You cannot count any interactions with family members that do not meet the above criteria, warns Catherine Brink CMM, CPC, CMSCS, president of Healthcare Resource Management in Spring Lake, N.J.
"All other family discussions, no matter how lengthy, may not be counted toward critical care," the transmittal states. "Telephone calls to family members or surrogate decision-makers may be counted toward critical care time" -- provided the interactions meet the same criteria as face-to-face family counseling encounters.
Show Physicians the Value of Documentation
The physician also needs to be diligent about documenting the other critical care components; often, the physician does not provide enough information in progress notes to justify critical care coding.
"Critical care is commonly performed but underreported. I believe many (physicians) often miss critical care coding opportunities," says Caral Edelberg, CPC, CCS-P, CHC, president of Medical Management Resources for TeamHealth in Jacksonville, Fla.
Bottom line: To report 99291, the physician needs to spend a minimum of 30 minutes providing critical care to a patient with a critical illness or injury. If the physician performs activities that count toward that time, but does not include them in the documented time, then it's virtually impossible to capture it appropriately.
"Some physicians I talk to say they don't know what's included in critical care, which makes counting up the time very difficult for coders," said Edelberg during a recent audioconference on documenting hospital services (http://www.audioeducator.com).
Key: Documentation must support that critical care services were medically necessary and reasonable. You can report critical care services for the time the physician spent evaluating, providing care and managing the critically ill or injured patient's care. The physician must spend the time at the immediate bedside or elsewhere on the floor or unit, provided the physician is immediately available to the patient.
Don't miss: For any given period of time spent providing critical care services, the physician must devote his full attention to the patient and, therefore, cannot provide services to any other patient during the same period of time.
What's not included is also important.
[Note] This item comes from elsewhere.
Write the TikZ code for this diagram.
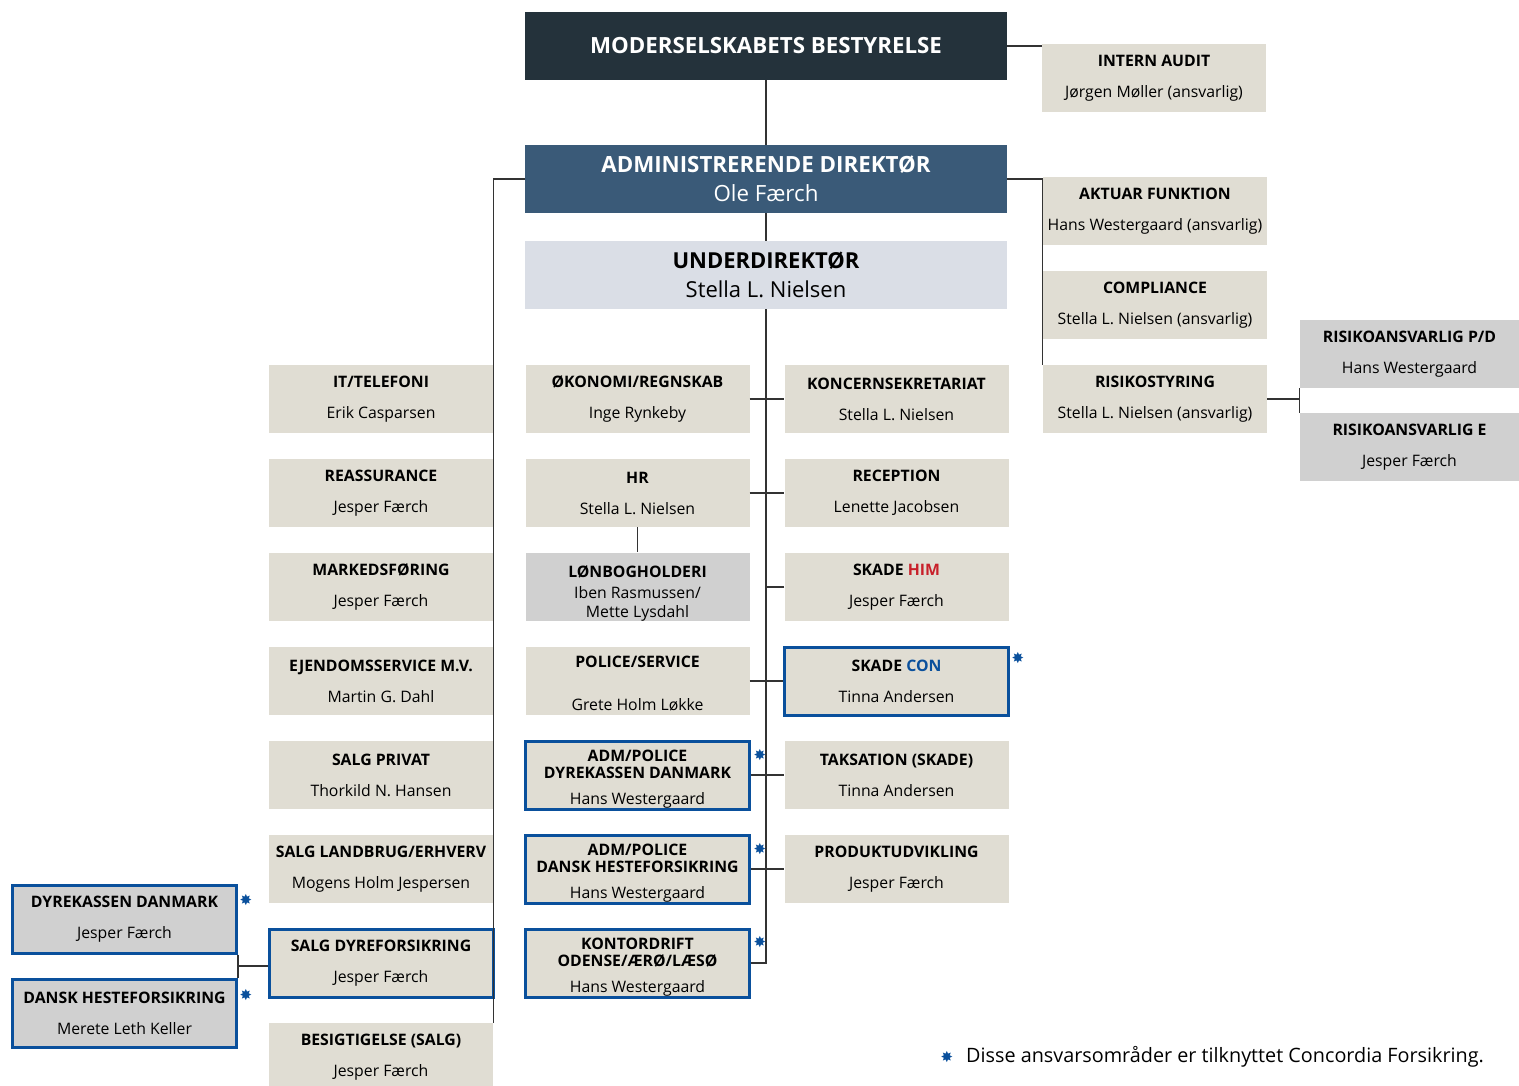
\documentclass[tikz,border=0pt]{standalone}
\usepackage{fontspec}
\setmainfont{Open Sans}
\newfontfamily\symbolfont{DejaVu Sans}
\usepackage{xcolor}
\usetikzlibrary{positioning}
\usetikzlibrary{calc}

\definecolor{boardgray}{RGB}{36,50,59}
\definecolor{adminblue}{RGB}{58,90,120}
\definecolor{deputygray}{RGB}{218,222,230}
\definecolor{unitbeige}{RGB}{224,221,211}
\definecolor{unitgray}{RGB}{208,208,208}
\definecolor{conblue}{RGB}{10,80,156}
\definecolor{himred}{RGB}{200,32,42}
\definecolor{linegray}{RGB}{51,51,51}

\newcommand{\unitlabel}[2]{{\bfseries #1}\\[12pt]#2}
% three-line boxes sit a little lower in their box
\newcommand{\lowtop}[1]{\rule{0pt}{#1}}

\begin{document}
\begin{tikzpicture}[
  x=1pt, y=-1pt,
  font=\fontsize{15.8}{19}\selectfont,
  board/.style={fill=boardgray, text=white, minimum width=482pt, minimum height=68pt, inner sep=0pt, align=center, font=\fontsize{22.3}{26}\selectfont\bfseries},
  director/.style={board, fill=adminblue, font=\fontsize{22.3}{26}\selectfont},
  deputy/.style={board, fill=deputygray, text=black, font=\fontsize{22}{26}\selectfont},
  unit/.style={fill=unitbeige, minimum width=224pt, minimum height=68pt, inner sep=0pt, align=center},
  grayunit/.style={unit, fill=unitgray},
  conunit/.style={unit, draw=conblue, line width=3pt},
  link/.style={draw=linegray, line width=1.2pt},
  star/.style={text=conblue, inner sep=0pt, font=\symbolfont\fontsize{15}{15}\selectfont}
]

\useasboundingbox (0,0) rectangle (1519,1086);

% Top management
\node[board] (moder) at (766,46) {MODERSELSKABETS BESTYRELSE};
\node[director] (admin) at (766,179) {\textbf{ADMINISTRERENDE DIREKTØR}\\[3pt]Ole Færch};
\node[deputy] (under) at (766,275) {\textbf{UNDERDIREKTØR}\\[3pt]Stella L. Nielsen};

% Staff functions
\node[unit] (audit)  at (1154,78)  {\unitlabel{INTERN AUDIT}{Jørgen Møller (ansvarlig)}};
\node[unit] (aktuar) at (1155,211) {\unitlabel{AKTUAR FUNKTION}{Hans Westergaard (ansvarlig)}};
\node[unit] (compl)  at (1155,305) {\unitlabel{COMPLIANCE}{Stella L. Nielsen (ansvarlig)}};
\node[unit] (risiko) at (1155,399) {\unitlabel{RISIKOSTYRING}{Stella L. Nielsen (ansvarlig)}};
\node[grayunit, minimum width=219pt] (risipd) at (1409.5,354) {\unitlabel{RISIKOANSVARLIG P/D}{Hans Westergaard}};
\node[grayunit, minimum width=219pt] (risie)  at (1409.5,447) {\unitlabel{RISIKOANSVARLIG E}{Jesper Færch}};

% Left column
\node[unit] (it)       at (381,399)  {\unitlabel{IT/TELEFONI}{Erik Casparsen}};
\node[unit] (reass)    at (381,493)  {\unitlabel{REASSURANCE}{Jesper Færch}};
\node[unit] (marked)   at (381,587)  {\unitlabel{MARKEDSFØRING}{Jesper Færch}};
\node[unit] (ejend)    at (381,681)  {\unitlabel{EJENDOMSSERVICE M.V.}{Martin G. Dahl}};
\node[unit] (salgpriv) at (381,775)  {\unitlabel{SALG PRIVAT}{Thorkild N. Hansen}};
\node[unit] (salgland) at (381,869)  {\unitlabel{SALG LANDBRUG/ERHVERV}{Mogens Holm Jespersen}};
\node[conunit] (salgdyr) at (381,963) {\unitlabel{SALG DYREFORSIKRING}{Jesper Færch}};
\node[unit] (besig)    at (381,1057) {\unitlabel{BESIGTIGELSE (SALG)}{Jesper Færch}};

% Far left (Concordia)
\node[conunit, fill=unitgray] (dyrek) at (124.5,919)  {\unitlabel{DYREKASSEN DANMARK}{Jesper Færch}};
\node[conunit, fill=unitgray] (heste) at (124.5,1013) {\unitlabel{DANSK HESTEFORSIKRING}{Merete Leth Keller}};

% Middle column
\node[unit] (oek)    at (637.5,399) {\unitlabel{ØKONOMI/REGNSKAB}{Inge Rynkeby}};
\node[unit] (hr)     at (637.5,493) {\unitlabel{HR}{Stella L. Nielsen}};
\node[grayunit] (loen) at (637.5,587) {\lowtop{25pt}\textbf{LØNBOGHOLDERI}\\[2pt]Iben Rasmussen/\\Mette Lysdahl};
\node[unit] (police) at (637.5,681) {\lowtop{16pt}\textbf{POLICE/SERVICE}\\[24pt]Grete Holm Løkke};
\node[conunit] (admdyr)   at (637.5,775) {\lowtop{19pt}\textbf{ADM/POLICE}\\[-2pt]\textbf{DYREKASSEN DANMARK}\\[7pt]Hans Westergaard};
\node[conunit] (admheste) at (637.5,869) {\lowtop{19pt}\textbf{ADM/POLICE}\\[-2pt]\textbf{DANSK HESTEFORSIKRING}\\[7pt]Hans Westergaard};
\node[conunit] (kontor)   at (637.5,963) {\lowtop{19pt}\textbf{KONTORDRIFT}\\[-2pt]\textbf{ODENSE/ÆRØ/LÆSØ}\\[7pt]Hans Westergaard};

% Right column
\node[unit] (koncern) at (896.5,399) {\unitlabel{KONCERNSEKRETARIAT}{Stella L. Nielsen}};
\node[unit] (recep)   at (896.5,493) {\unitlabel{RECEPTION}{Lenette Jacobsen}};
\node[unit] (skhim)   at (896.5,587) {\unitlabel{SKADE {\color{himred}HIM}}{Jesper Færch}};
\node[conunit] (skcon) at (896.5,681) {\unitlabel{SKADE {\color{conblue}CON}}{Tinna Andersen}};
\node[unit] (taks)    at (896.5,775) {\unitlabel{TAKSATION (SKADE)}{Tinna Andersen}};
\node[unit] (produkt) at (896.5,869) {\unitlabel{PRODUKTUDVIKLING}{Jesper Færch}};

% Lines
\draw[link] (moder) -- (admin);
\draw[link] (admin) -- (under);
\draw[link] (under.south) |- (kontor.east);
\draw[link] (moder.east) -- (audit.west |- moder.east);
\draw[link] (admin.east) -| (risiko.north west);
\draw[link] (admin.west) -| (besig.north east);
\draw[link] (risiko.east) -- (risiko.east -| risipd.west);
\draw[link] (risipd.south west) -- (risie.north west);
\draw[link] (oek) -- (koncern);
\draw[link] (hr) -- (recep);
\draw[link] (hr) -- (loen);
\draw[link] (skhim.west) -- (skhim.west -| under.south);
\draw[link] (police) -- (skcon);
\draw[link] (admdyr) -- (taks);
\draw[link] (admheste) -- (produkt);
\draw[link] (dyrek.south east) -- (heste.north east);
\coordinate (dyrejoin) at ($(dyrek.south east)!0.5!(heste.north east)$);
\draw[link] (dyrejoin) -- (dyrejoin -| salgdyr.west);

% Concordia marks
\node[star] (s1) at (1018,658) {✸};
\node[star] (s2) at (760,755) {✸};
\node[star] (s3) at (760,849) {✸};
\node[star] (s4) at (760,942) {✸};
\node[star] (s5) at (246,900) {✸};
\node[star] (s6) at (246,995) {✸};
\node[star] (s7) at (947,1057) {✸};
\node[anchor=west, inner sep=0pt, font=\fontsize{19.8}{22}\selectfont] (note) at (966,1057) {Disse ansvarsområder er tilknyttet Concordia Forsikring.};

\end{tikzpicture}
\end{document}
CPR, chest tubes, wound repair, etc. are separately billable when you provide them and critical care. "It's important the physician and coders understand what -separately billable- means so that the critical care time that is documented is accurate and includes/excludes services correctly," explains Edelberg.
(For a list of procedures that are included in critical care, check out the explanation in CPT 2008 under the "Critical Care Services" subhead.)